Mar 06

Part 69: The Dreamer

Todd Pruitt |Series: Genesis |Genesis 37:1-11

Chapter 37 launches the final “book” of Genesis. Each major section or book of Genesis is introduced by the Hebrew word “toledoth” which means “generations” (2:4; 5:1; 6:9; 10:1; 11:10, 27; 25:12, 19; 37:2). From this point on to the end of Genesis, the themes established earlier will he highlighted once again. “The motifs of God’s promises to Abraham to multiply his offspring, give them the land of Canaan, and bless the earth through them (12:1-3) and God’s covenant with Abraham and Sarah to bring forth kings through them (17:6, 16) escalate significantly in this account” (Waltke, 491). The story of Joseph brings to the fore once again the themes of God’s electing grace, his sovereign providence, and covenant faithfulness.

Also prominent in the final book of Genesis is the theme of God’s redeeming grace. That is, God uses even the failures of his own covenant people as means toward their redemption.

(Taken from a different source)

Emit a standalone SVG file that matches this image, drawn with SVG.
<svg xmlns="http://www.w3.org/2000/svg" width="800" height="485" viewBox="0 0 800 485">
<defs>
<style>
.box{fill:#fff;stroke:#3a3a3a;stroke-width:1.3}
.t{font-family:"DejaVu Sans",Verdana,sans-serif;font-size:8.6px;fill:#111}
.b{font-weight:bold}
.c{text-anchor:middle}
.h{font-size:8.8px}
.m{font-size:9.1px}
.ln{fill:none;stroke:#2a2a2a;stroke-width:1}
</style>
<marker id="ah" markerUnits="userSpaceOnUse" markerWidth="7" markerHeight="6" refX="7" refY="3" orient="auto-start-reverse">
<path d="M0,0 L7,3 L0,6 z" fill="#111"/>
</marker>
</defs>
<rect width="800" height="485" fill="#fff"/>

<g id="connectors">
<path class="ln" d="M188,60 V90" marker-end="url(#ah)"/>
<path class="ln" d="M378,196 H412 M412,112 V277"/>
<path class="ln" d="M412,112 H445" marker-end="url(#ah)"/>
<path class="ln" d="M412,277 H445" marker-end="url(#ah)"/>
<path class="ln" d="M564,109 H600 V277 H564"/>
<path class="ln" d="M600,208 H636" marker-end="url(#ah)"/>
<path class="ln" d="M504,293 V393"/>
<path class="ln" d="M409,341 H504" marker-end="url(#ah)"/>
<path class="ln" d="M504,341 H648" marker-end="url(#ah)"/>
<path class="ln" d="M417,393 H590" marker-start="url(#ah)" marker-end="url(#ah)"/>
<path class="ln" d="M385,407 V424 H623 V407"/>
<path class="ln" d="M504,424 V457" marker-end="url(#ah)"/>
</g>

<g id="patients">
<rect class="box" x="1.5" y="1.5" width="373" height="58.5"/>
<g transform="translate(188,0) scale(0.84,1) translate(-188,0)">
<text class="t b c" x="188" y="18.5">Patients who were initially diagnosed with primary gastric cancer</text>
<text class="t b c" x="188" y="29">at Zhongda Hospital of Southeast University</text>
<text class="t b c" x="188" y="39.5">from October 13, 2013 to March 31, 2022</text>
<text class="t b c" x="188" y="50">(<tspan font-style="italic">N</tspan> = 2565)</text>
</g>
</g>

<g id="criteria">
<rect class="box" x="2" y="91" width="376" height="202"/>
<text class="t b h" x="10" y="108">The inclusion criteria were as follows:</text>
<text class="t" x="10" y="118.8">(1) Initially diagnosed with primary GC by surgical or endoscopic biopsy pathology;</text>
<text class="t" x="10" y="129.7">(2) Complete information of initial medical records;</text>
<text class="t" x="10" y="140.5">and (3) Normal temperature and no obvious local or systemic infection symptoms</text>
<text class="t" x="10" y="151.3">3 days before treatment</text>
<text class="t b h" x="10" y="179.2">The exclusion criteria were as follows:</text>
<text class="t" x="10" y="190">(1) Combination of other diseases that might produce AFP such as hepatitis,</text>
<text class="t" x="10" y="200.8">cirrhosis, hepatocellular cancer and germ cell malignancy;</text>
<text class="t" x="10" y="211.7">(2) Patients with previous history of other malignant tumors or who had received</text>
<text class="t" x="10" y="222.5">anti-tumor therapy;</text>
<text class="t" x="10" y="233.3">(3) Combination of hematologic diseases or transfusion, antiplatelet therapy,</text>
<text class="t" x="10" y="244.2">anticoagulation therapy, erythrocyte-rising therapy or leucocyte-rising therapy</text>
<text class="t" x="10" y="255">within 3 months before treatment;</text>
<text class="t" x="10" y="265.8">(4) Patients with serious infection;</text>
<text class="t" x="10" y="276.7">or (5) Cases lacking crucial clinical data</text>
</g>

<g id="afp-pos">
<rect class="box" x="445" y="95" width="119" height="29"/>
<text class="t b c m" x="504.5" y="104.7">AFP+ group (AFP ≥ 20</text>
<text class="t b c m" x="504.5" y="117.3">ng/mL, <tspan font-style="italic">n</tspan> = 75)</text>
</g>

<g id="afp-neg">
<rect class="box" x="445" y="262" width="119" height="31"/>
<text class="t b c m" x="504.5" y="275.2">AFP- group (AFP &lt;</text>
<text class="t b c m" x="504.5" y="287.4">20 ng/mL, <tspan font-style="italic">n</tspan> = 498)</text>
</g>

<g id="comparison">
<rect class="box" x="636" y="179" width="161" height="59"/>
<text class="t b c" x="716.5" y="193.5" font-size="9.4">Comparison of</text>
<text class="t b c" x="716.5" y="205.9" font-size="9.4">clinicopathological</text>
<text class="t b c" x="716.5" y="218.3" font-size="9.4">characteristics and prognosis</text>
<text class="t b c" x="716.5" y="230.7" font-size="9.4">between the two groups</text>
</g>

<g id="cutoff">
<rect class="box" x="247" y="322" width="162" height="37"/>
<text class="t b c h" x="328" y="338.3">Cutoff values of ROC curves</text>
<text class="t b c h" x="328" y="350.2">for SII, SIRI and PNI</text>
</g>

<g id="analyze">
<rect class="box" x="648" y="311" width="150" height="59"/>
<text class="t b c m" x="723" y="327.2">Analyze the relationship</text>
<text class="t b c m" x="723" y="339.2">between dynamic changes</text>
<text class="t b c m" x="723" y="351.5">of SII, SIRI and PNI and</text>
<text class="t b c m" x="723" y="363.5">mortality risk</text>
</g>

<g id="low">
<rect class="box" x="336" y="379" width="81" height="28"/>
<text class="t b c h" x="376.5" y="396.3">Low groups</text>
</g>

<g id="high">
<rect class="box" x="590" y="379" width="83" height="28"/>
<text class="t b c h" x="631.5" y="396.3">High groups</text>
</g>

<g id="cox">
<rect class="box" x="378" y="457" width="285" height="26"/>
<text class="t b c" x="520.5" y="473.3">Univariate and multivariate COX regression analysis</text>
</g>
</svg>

God sovereignly orchestrates circumstances as means to bring about the inner transformation of Joseph’s brothers. In doing this, God fits them with the necessary qualities to function in the world as his covenant partners. Joseph’s brothers had shattered the family’s peace by their wicked actions. But through it all God was sovereignly overruling all events and the actions of human creatures to bring about the restoration of the brothers, especially Judah (45:5-7). Indeed, this final book of Genesis tells how a family torn asunder by hatred and rivalry became, by God’s sovereign grace, an earthly expression of the kingdom of God. Perhaps no other account of redemption, save for the salvation of the Apostle Paul, can rival the story of God’s redemption of Jacob’s sons.

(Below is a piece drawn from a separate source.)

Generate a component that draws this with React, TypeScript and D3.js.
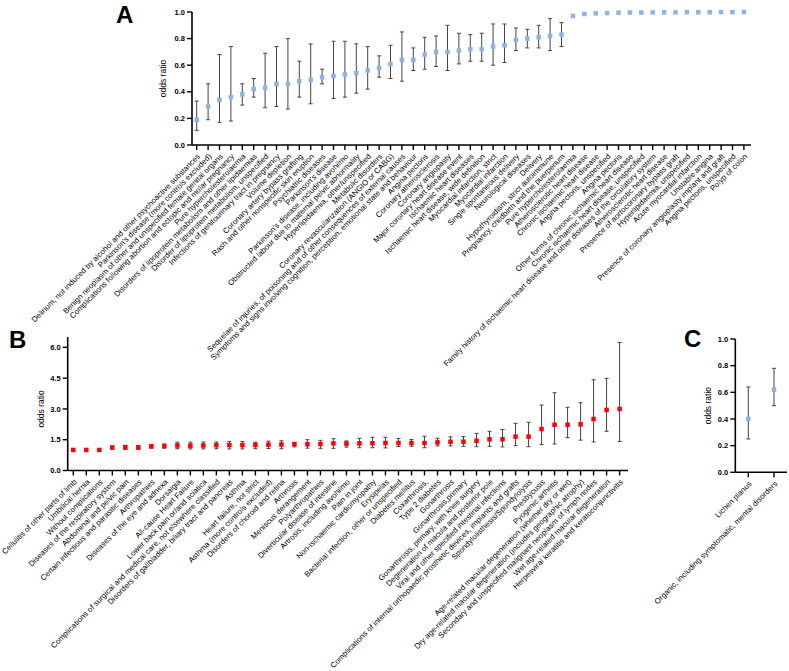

Long before we reach the New Testament revelation of Jesus Christ and his death for sinners, God promised to save sinners by grace alone through faith alone through a Substitute standing in their place. In the case of Jacob’s sons we see God patiently keeping covenant with his people in gracious defiance of their sin. The story begins with a murderous rivalry between brothers harkening back to Cain and Abel. It continues with intermarriage with Canaanites. Just as Esau had done, Judah takes a Canaanite wife. Though the family is damaged and compromised by their own sin, they are ultimately reconciled and made pure proving once again that “where sin increased, grace abounded all the more” (Romans 5:20).